Formatting MARC data --  Formatting MARC data with File_MARC

Overview

The File_MARC_Record class enables you to write Machine Readable Cataloging (MARC) data in MARC 21 format, in a human-readable string format, and (with some restrictions) in MARCXML format.

Formatting MARC 21 data

To return a record in MARC 21 format, call the toRaw() method on the File_MARC_Record object.

Creating human-readable output from MARC data

To return a human-readable version of a MARC 21 or MARCXML record, call the __toString() method on the File_MARC_Record object. Note that you call the __toString() method implicitly when you call the print() function on a File_MARC_Record object.

Formatting MARCXML data

To return a record in MARCXML format, call the toXML() method on the File_MARC_Record object.

Significant restrictions on the toXML() method

  • Most significantly, PHP offers no means of converting from the MARC8 encoding that most legacy MARC records have been encoded in to a valid XML encoding such as UTF-8. MARC libraries in other languages have worked around this basic lack of infrastructure by creating their own character encoding conversion libraries. At this time, the author of File_MARC does not have the capacity to build the same support as a PEAR package but would welcome any assistance. Better still would be the addition of ANSEL and MARC8 encoding support to the iconv and ICU toolkits that are used to supply encoding conversion by most open-source projects and languages.
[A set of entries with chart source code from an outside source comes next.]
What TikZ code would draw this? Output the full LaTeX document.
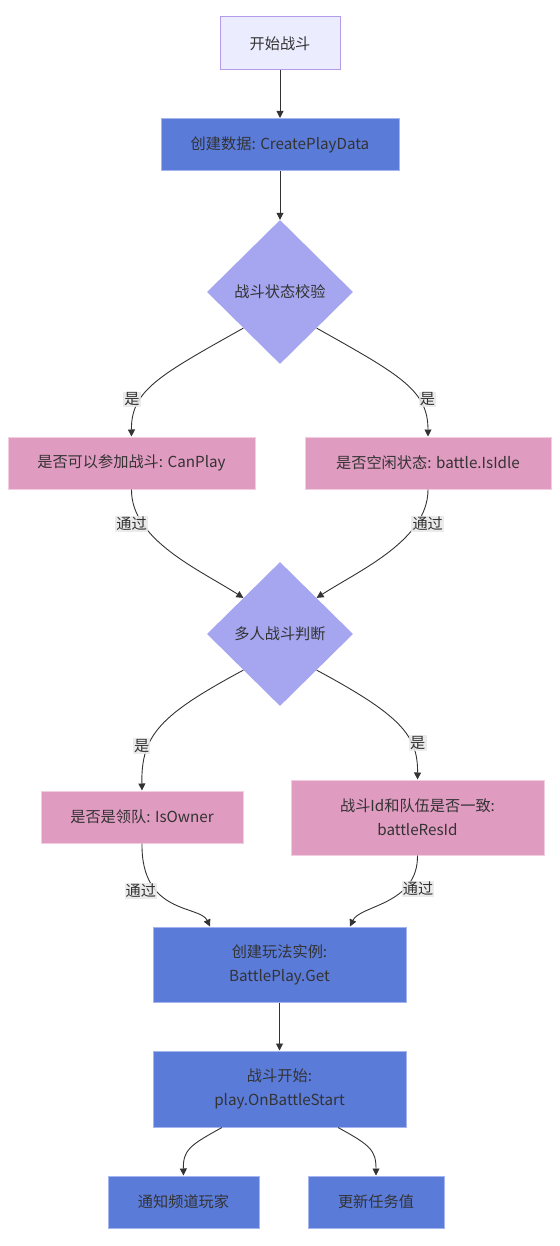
\documentclass[tikz,border=0pt]{standalone}
\usepackage{fontspec}
\setmainfont{Noto Sans CJK SC}
\usetikzlibrary{arrows.meta,shapes.geometric}

\definecolor{txtgray}{HTML}{333333}
\definecolor{startfill}{HTML}{ECECFF}
\definecolor{startline}{HTML}{B39DEB}
\definecolor{stepblue}{HTML}{5B7BD9}
\definecolor{stepline}{HTML}{A4B5F2}
\definecolor{checkpink}{HTML}{E09BC0}
\definecolor{checkline}{HTML}{F2CDE0}
\definecolor{decidefill}{HTML}{A5A6EF}
\definecolor{lblgray}{HTML}{E8E8E8}

\begin{document}
\begin{tikzpicture}[x=1pt,y=-1pt,
  every node/.style={font=\fontsize{15.2}{24}\selectfont,text=txtgray,align=center},
  startbox/.style={draw=startline,fill=startfill,line width=1pt,minimum width=120pt,minimum height=53pt},
  stepbox/.style={draw=stepline,fill=stepblue,line width=1pt,minimum height=52pt},
  checkbox/.style={draw=checkline,fill=checkpink,line width=1pt,minimum height=52pt},
  decide/.style={diamond,fill=decidefill,inner sep=0pt,minimum width=146pt,minimum height=144pt},
  flow/.style={draw=txtgray,line width=0.9pt,-{Triangle[length=7pt,width=7pt]}},
  edgelbl/.style={fill=lblgray,fill opacity=0.85,text opacity=1,inner sep=1.2pt}]
\useasboundingbox (0,0) rectangle (559,1246);

% main column
\node[startbox] (start) at (280,43.5) {开始战斗};
\node[stepbox,minimum width=238pt] (create) at (280,144.5) {创建数据: CreatePlayData};
\node[decide] (check) at (280,292) {战斗状态校验};

% first checks
\node[checkbox,minimum width=247pt] (canplay) at (131.5,463) {是否可以参加战斗: CanPlay};
\node[checkbox,minimum width=246pt] (idle) at (428,463) {是否空闲状态: battle.IsIdle};

\node[decide] (multi) at (280,634) {多人战斗判断};

% team checks
\node[checkbox,minimum width=202pt] (owner) at (142,817) {是否是领队: IsOwner};
\node[checkbox,minimum width=253pt,minimum height=75pt] (resid) at (417.5,817.5) {战斗Id和队伍是否一致:\\battleResId};

\node[stepbox,minimum width=253pt,minimum height=75pt] (getplay) at (279.5,964.5) {创建玩法实例:\\BattlePlay.Get};
\node[stepbox,minimum width=253pt,minimum height=76pt] (onstart) at (279.5,1089) {战斗开始:\\play.OnBattleStart};

\node[stepbox,minimum width=151pt] (notify) at (183.5,1202) {通知频道玩家};
\node[stepbox,minimum width=136pt] (quest) at (376,1202) {更新任务值};

% connectors
\draw[flow] (start) -- (create);
\draw[flow] (create) -- (check);
\draw[flow] (check.south west) .. controls (160,375) and (131,390) .. node[edgelbl,pos=0.68,xshift=-9pt] {是} (canplay.north);
\draw[flow] (check.south east) .. controls (400,375) and (428,390) .. node[edgelbl,pos=0.68,xshift=9pt] {是} (idle.north);
\draw[flow] (canplay.south) .. controls (131,540) and (200,570) .. node[edgelbl,pos=0.25,xshift=-11pt] {通过} (multi.north west);
\draw[flow] (idle.south) .. controls (428,540) and (360,570) .. node[edgelbl,pos=0.25,xshift=11pt] {通过} (multi.north east);
\draw[flow] (multi.south west) .. controls (160,715) and (141,735) .. node[edgelbl,pos=0.68,xshift=-7pt] {是} (owner.north);
\draw[flow] (multi.south east) .. controls (400,715) and (418,735) .. node[edgelbl,pos=0.68,xshift=7pt] {是} (resid.north);
\draw[flow] (owner.south) .. controls (141,915) and (200,905) .. node[edgelbl,pos=0.32,xshift=-15pt] {通过} ([xshift=-69.5pt]getplay.north);
\draw[flow] (resid.south) .. controls (418,905) and (360,905) .. node[edgelbl,pos=0.3,xshift=13pt] {通过} ([xshift=70.5pt]getplay.north);
\draw[flow] (getplay) -- (onstart);
\draw[flow] ([xshift=-57.5pt]onstart.south) .. controls (190,1145) and (183,1150) .. (notify.north);
\draw[flow] ([xshift=58.5pt]onstart.south) .. controls (370,1145) and (376,1150) .. (quest.north);
\end{tikzpicture}
\end{document}
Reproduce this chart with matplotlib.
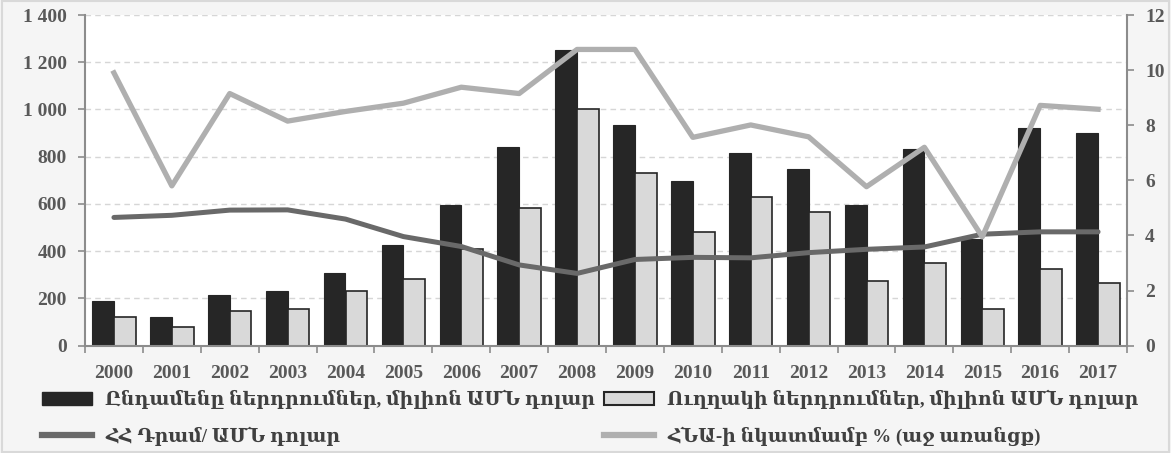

  • The toXML() method currently produces a single, complete, valid XML MARCXML document for a single File_MARC_Record object. You cannot simply concatenate the results of calling toXML() on two File_MARC_Record objects, because that will produce invalid an invalid XML document. At this time, it is up to the developer to extract the record node from each MARCXML document and concatenate them inside a collection root element if they want to create a MARCXML document that contains more than a single record.